Le Québec se distingue de ses voisins anglosaxons par la contribution des notaires et du Code civil, hérités de nos origines françaises. Il n’y a pas de notaires « de formation » au Canada anglais, ni aux États-Unis, cette fonction faisant partie intégrante du rôle des avocats.

« Les notaires au Québec ont des tâches bien différentes à celles des avocats, résume Émilie Therrien. Les notaires sont supposés être neutres par rapport aux parties, comme dans une vente d’immeuble. Alors que l’avocat ne représente que son client. Les notaires sont là surtout pour les choses qui touchent les gens de façon personnelle, comme les mariages, les séparations, la garde d’enfants, les testaments, les mandats d’inaptitude, etc. »

« Pour ma part, je trouve que l’apport des notaires est pertinent, complète son collègue Yoann Gauthier. C’est distinct du domaine des avocats. Il est bénéfique qu’un expert neutre rédige un contrat équitable et précis pour les parties. Les notaires sont habilités à rédiger des contrats, dans plusieurs secteurs, bien en dehors de la zone des testaments et des ventes d’immeubles. »

Code civil distinctif

Hérité du régime français, le Code civil québécois serait avantageux pour nous, selon Émilie Therrien : « Le droit est beaucoup plus facile à appliquer grâce au Code civil, car autrement, comme dans le reste du Canada, il faudrait s’appuyer sur des lois qui sont parfois indigestes à lire », dit-elle. « Pour un citoyen, renchérit Me Gauthier, c’est plus facile avec notre système, car à la limite, il peut emprunter le Code civil à la bibliothèque et essayer de trouver la section qui correspond à sa situation, et peut-être se débrouiller. Ce ne serait pas facile, mais c’est faisable. »

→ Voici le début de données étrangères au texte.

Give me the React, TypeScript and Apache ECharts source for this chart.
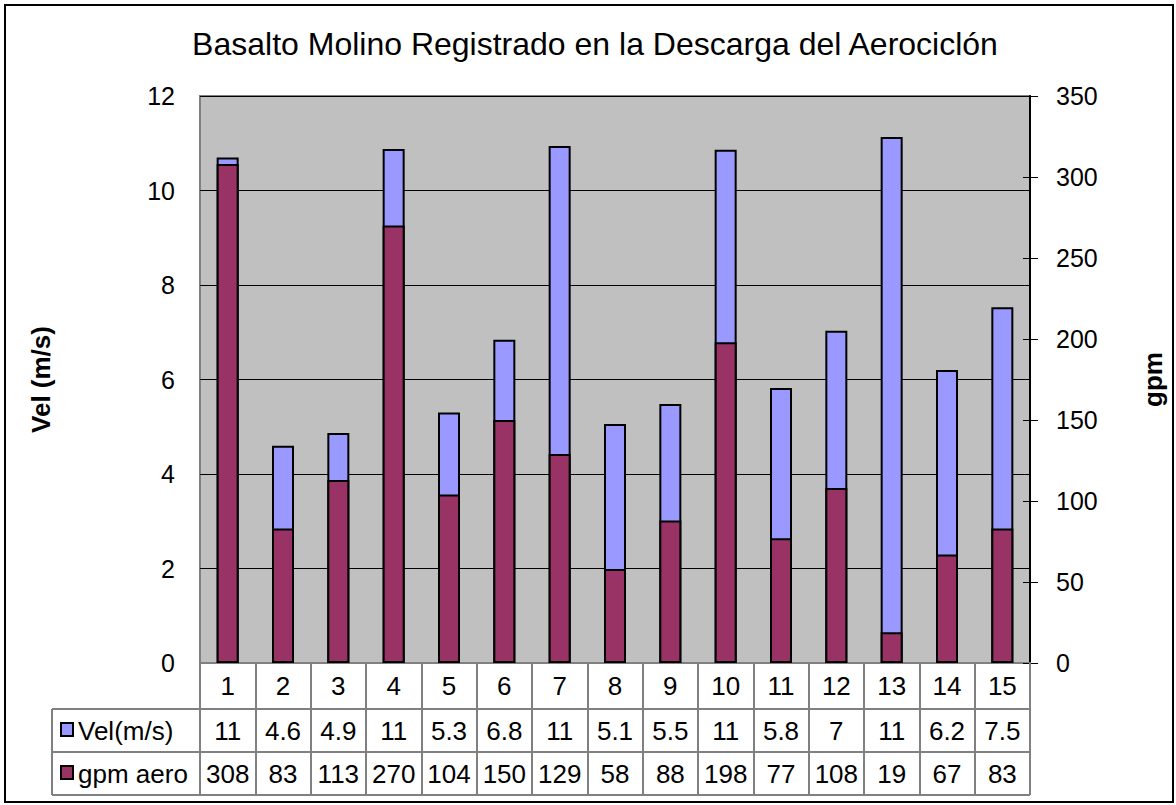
import React, { useEffect, useRef } from "react";
import * as echarts from "echarts";

const categories = ["1", "2", "3", "4", "5", "6", "7", "8", "9", "10", "11", "12", "13", "14", "15"];
const velValues = [10.7, 4.6, 4.87, 10.88, 5.3, 6.84, 10.94, 5.06, 5.48, 10.86, 5.82, 7.03, 11.13, 6.2, 7.53];
const gpmValues = [308, 83, 113, 270, 104, 150, 129, 58, 88, 198, 77, 108, 19, 67, 83];
const velName = "Vel(m/s)";
const gpmName = "gpm aero";
const titleText = "Basalto Molino Registrado en la Descarga del Aerociclón";

const velLabel = (v: number) => String(v >= 10 ? Math.round(v) : Math.round(v * 10) / 10);

const FONT = "Liberation Sans, Arial, sans-serif";
const TABLE_FS = 26;

export default function App() {
  const ref = useRef<HTMLDivElement>(null);
  useEffect(() => {
    document.body.style.margin = "0";
    const chart = echarts.init(ref.current!, null, { renderer: "svg" });
    const gray = "#808080";
    chart.setOption({
      animation: false,
      backgroundColor: "#fff",
      textStyle: { fontFamily: FONT },
      grid: {
        left: 200,
        right: 146,
        top: 96,
        bottom: 142,
        show: true,
        backgroundColor: "#C0C0C0",
        borderColor: gray,
        borderWidth: 2,
      },
      xAxis: {
        type: "category",
        data: categories,
        axisLine: { show: true, lineStyle: { color: gray, width: 2 } },
        axisTick: { show: true, length: 132, alignWithLabel: false, lineStyle: { color: gray, width: 2 } },
        axisLabel: {
          interval: 0,
          margin: 0,
          color: "#000",
          fontSize: TABLE_FS,
          fontFamily: FONT,
          formatter: (value: string, idx: number) =>
            `{a|${value}}\n{b|${velLabel(velValues[idx])}}\n{c|${gpmValues[idx]}}`,
          rich: {
            a: { lineHeight: 46, fontSize: TABLE_FS, fontFamily: FONT, color: "#000" },
            b: { lineHeight: 43, fontSize: TABLE_FS, fontFamily: FONT, color: "#000" },
            c: { lineHeight: 43, fontSize: TABLE_FS, fontFamily: FONT, color: "#000" },
          },
        },
      },
      yAxis: [
        {
          type: "value",
          min: 0,
          max: 12,
          interval: 2,
          position: "left",
          axisLine: { show: false },
          axisTick: { show: false },
          axisLabel: { margin: 25, fontSize: 25, color: "#000", fontFamily: FONT },
          splitLine: { show: true, lineStyle: { color: "#000", width: 1 } },
          name: "Vel (m/s)",
          nameLocation: "middle",
          nameGap: 146,
          nameRotate: 90,
          nameTextStyle: { fontSize: 26, fontWeight: "bold", color: "#000", fontFamily: FONT },
        },
        {
          type: "value",
          min: 0,
          max: 350,
          interval: 50,
          position: "right",
          axisLine: { show: true, lineStyle: { color: "#000", width: 2 } },
          axisTick: { show: true, length: 8, lineStyle: { color: "#000", width: 1 } },
          axisLabel: { margin: 26, fontSize: 25, color: "#000", fontFamily: FONT },
          splitLine: { show: false },
          name: "gpm",
          nameLocation: "middle",
          nameGap: 110,
          nameRotate: 90,
          nameTextStyle: { fontSize: 26, fontWeight: "bold", color: "#000", fontFamily: FONT },
        },
        {
          type: "value",
          min: 0,
          max: 350,
          interval: 50,
          position: "right",
          axisLine: { show: false },
          axisTick: { show: true, inside: true, length: 7, lineStyle: { color: "#000", width: 1 } },
          axisLabel: { show: false },
          splitLine: { show: false },
        },
      ],
      series: [
        {
          name: velName,
          type: "bar",
          yAxisIndex: 0,
          data: velValues,
          barWidth: 22,
          itemStyle: { color: "#9999FF", borderColor: "#000", borderWidth: 2 },
        },
        {
          name: gpmName,
          type: "bar",
          yAxisIndex: 1,
          data: gpmValues,
          barWidth: 22,
          barGap: "-100%",
          itemStyle: { color: "#993366", borderColor: "#000", borderWidth: 2 },
        },
      ],
      graphic: [
        {
          type: "rect",
          shape: { x: 5, y: 5, width: 1168, height: 797 },
          style: { fill: "none", stroke: "#000", lineWidth: 2 },
          silent: true,
        },
        {
          type: "text",
          x: 595,
          y: 44,
          style: { text: titleText, fontSize: 32, fontFamily: FONT, fill: "#000", align: "center", verticalAlign: "middle" },
        },
        { type: "line", shape: { x1: 52, y1: 709, x2: 1030, y2: 709 }, style: { stroke: gray, lineWidth: 2 } },
        { type: "line", shape: { x1: 52, y1: 752, x2: 1030, y2: 752 }, style: { stroke: gray, lineWidth: 2 } },
        { type: "line", shape: { x1: 52, y1: 795, x2: 1030, y2: 795 }, style: { stroke: gray, lineWidth: 2 } },
        { type: "line", shape: { x1: 52, y1: 709, x2: 52, y2: 795 }, style: { stroke: gray, lineWidth: 2 } },
        { type: "rect", shape: { x: 61, y: 723, width: 12, height: 13 }, style: { fill: "#9999FF", stroke: "#000", lineWidth: 2 } },
        { type: "rect", shape: { x: 61, y: 766, width: 12, height: 13 }, style: { fill: "#993366", stroke: "#000", lineWidth: 2 } },
        {
          type: "text",
          x: 78,
          y: 731,
          style: { text: velName, fontSize: TABLE_FS, fontFamily: FONT, fill: "#000", align: "left", verticalAlign: "middle" },
        },
        {
          type: "text",
          x: 78,
          y: 774,
          style: { text: gpmName, fontSize: TABLE_FS, fontFamily: FONT, fill: "#000", align: "left", verticalAlign: "middle" },
        },
      ],
    });
    return () => chart.dispose();
  }, []);
  return <div ref={ref} style={{ width: 1176, height: 805 }} />;
}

La première clinique de HocheLégal reste à confirmer selon l’évolution de la Covid-19 à Montréal. L’invitation devrait être diffusée par plusieurs pages Facebook du quartier.

Comme à Saint-Michel, les informations fournies par des bénévoles d’HocheLégal seront offertes à toutes personnes, sans distinction du revenu. Quant aux petites entreprises, des barèmes seront établis.

Une super clinique sur la Covid-19

Le 20 mars, le Barreau du Québec, en collaboration avec le ministère de la Justice, la Commission des services juridiques (CSJ) et le Centre d’accès à l’information juridique (CAIJ), ont lancé une super clinique gratuite de renseignements et d’aide juridique par téléphone concernant la pandémie de la Covid-19. Pas moins de 200 avocats sont déjà à cette tâche, soit bénévolement, soit mandatés par leurs employeurs. Presque tous agissent depuis leurs domiciles.

Première publicité de la clinique juridique en lien avec le Covid-19. On trouve aussi passablement de renseignements juridiques sur l’impact de la Covid-19 sur le site d’Éducaloi.